Best. Mission: Impossible. Ever.
Please Mr. Cruise, can we have another? Rogue Nation succeeds spectacularly well from the opening credits till the closing line, the very iconification of extremely entertaining action-movie hyper-reality.
This fifth M:I movie is the first to envelope a still potent and ever debonaire Tom Cruise with the killer music and trademark tricks of the original TV series, starting with Lalo Schifrin’s Theme from Mission: Impossible. Plus writer-director Christopher McQuarrie incorporates not one but two latex masks and not one but two “Your mission, if you choose to accept it” ultimatums. That’s proper use of your inheritance.
The result is that we finally get a big screen Mission: Impossible that’s clearly better than the TV series, and not just because of the $150 million budget and iconic moviestar who plays Ethan Hunt. M:I5 is better because it’s crazy yet coherent like the series was, features several spectacular action set-pieces that are also tongue-in-cheek, has a solid villain, two terrific foils, and a boffo set of visual and musical adornments.

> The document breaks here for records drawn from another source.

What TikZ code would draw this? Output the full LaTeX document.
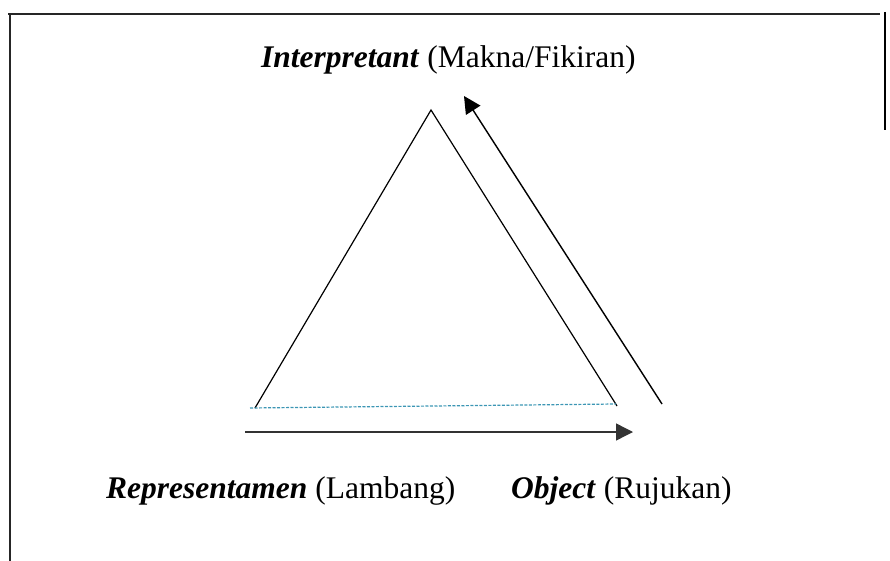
\documentclass[tikz,border=0pt]{standalone}
\usepackage{fontspec}
\setmainfont{Liberation Serif}
\usetikzlibrary{arrows.meta}
\definecolor{teal1}{RGB}{60,150,180}
\tikzset{
  frame/.style={line width=1.4pt, black!85},
  tri/.style={line width=1.2pt, black},
  arr/.style={line width=1.4pt, black!80, -{Triangle[length=17pt,width=17pt]}},
  lab/.style={font=\fontsize{31.5}{34}\selectfont, inner sep=0pt, anchor=west},
}
\begin{document}
\begin{tikzpicture}[x=1pt,y=-1pt]
\useasboundingbox (0,0) rectangle (890,561);
% frame
\coordinate (f1) at (8,14);
\coordinate (f2) at (880,14);
\coordinate (f3) at (10,15);
\coordinate (f4) at (10,561);
\coordinate (f5) at (885,12);
\coordinate (f6) at (885,130);
\draw[frame] (f1) -- (f2);
\draw[frame] (f3) -- (f4);
\draw[frame, black] (f5) -- (f6);
% triangle
\coordinate (A) at (431,110);
\coordinate (L) at (255,408);
\coordinate (R) at (617,406);
\draw[tri] (L) -- (A) -- (R);
\coordinate (d1) at (250,408);
\coordinate (d2) at (616,404);
\draw[teal1, line width=1.2pt, dash pattern=on 3pt off 1.5pt] (d1) -- (d2);
% arrows
\coordinate (h1) at (245,432);
\coordinate (h2) at (633,432);
\draw[arr] (h1) -- (h2);
\coordinate (u1) at (662,404);
\coordinate (u2) at (464,96);
\draw[arr, black] (u1) -- (u2);
% labels
\node[lab] (interp) at (261,60) {\textbf{\textit{Interpretant}} (Makna/Fikiran)};
\node[lab] (repr) at (106,491) {\textbf{\textit{Representamen}} (Lambang)};
\node[lab] (obj) at (511,491) {\textbf{\textit{Object}} (Rujukan)};
\end{tikzpicture}
\end{document}
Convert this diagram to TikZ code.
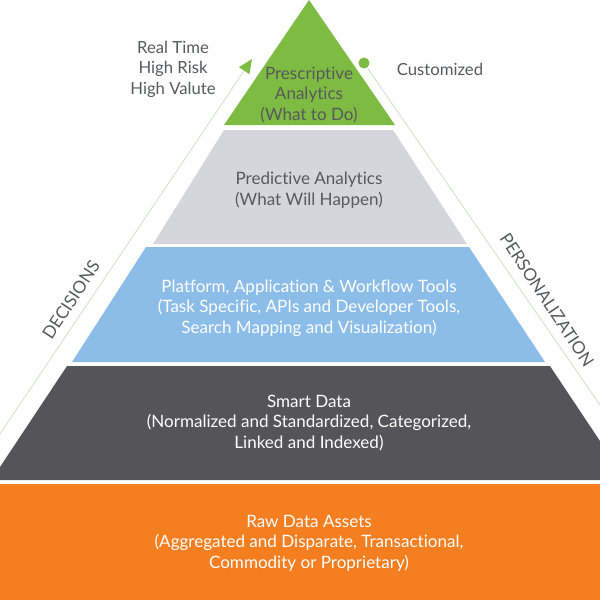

Mission: Impossible – Rogue Nation ends by setting up its sequel. Please Mr. Cruise, don’t make us wait too long. We can only hold our breath a certain amount of time. Ethan Hunt knows how tough that can be.
Tom Cruise not only looks and acts ageless, he clearly still enjoys being a popcorn moviestar. He prefaces several set-pieces with a wry look or nod, as if to say “I know this is all silly, but it sure is fun.” Cruise long ago made his bones as a serious actor (specifically in Interview with the Vampire), so has nothing left to prove. Thus he can be enjoyed as perhaps the greatest blockbuster moviestar of all time.
His IMF Team are somewhat underwhelming, but have earned our affection by this installment, so it’s ok.
The bad guys are mostly first-rate, as is the beauteous double-agent and bureaucratic foils.
What does $150 million buy you? Fifty stuntmen, location shots in London, Vienna (including at the Opera House during a full opera), Morocco, Paris, Kuala Lumpur, and amazing hyper-reality action set-pieces. But the best thing first-time Mission: Impossible writer-director Christopher McQuarrie did was to embrace the music and tropes of the TV series that inspired these Tom Cruise mega-movies.
That starts with what is still the best TV theme ever. When McQuarrie starts pumping that out while Tom Cruise is executing a jaw-dropping “package removal” operation from a huge military air transport in the opening scene, you know you’re in blockbuster heaven. BTW, that scene is all over the trailers and on the poster above. Yet it doesn’t feel overplayed in the movie, in no small part due to several comical moments.
This all stands in contrast to the disappointing Mission: Impossible – Ghost Protocol, where the estimable Brad Bird chose to dramatically downplay the same elements.
M:I5 is a prime example of a Jonesian hyper-reality action movie. For starters it focuses on a mortal man who can effectively outrun hails of gunfire and possesses a supernatural ability to absorb punishment.
Plus, tremendously complex scenarios always play out perfectly, with every detail falling exactly into place.
Movie phoniness aside, there’s a line about a terrorist organization coming into $100 billion and thereby becoming “a terrorist superpower.” Iran immediately jumped to mind, as they’re about to come into more than that from the Obama/Kerry/Clinton nuke deal. Whatever its flaws as a nuke retardant, it’s guaranteed to turn Iran from the terrorist superpower they are now into an incredibly well funded terrorist superpower.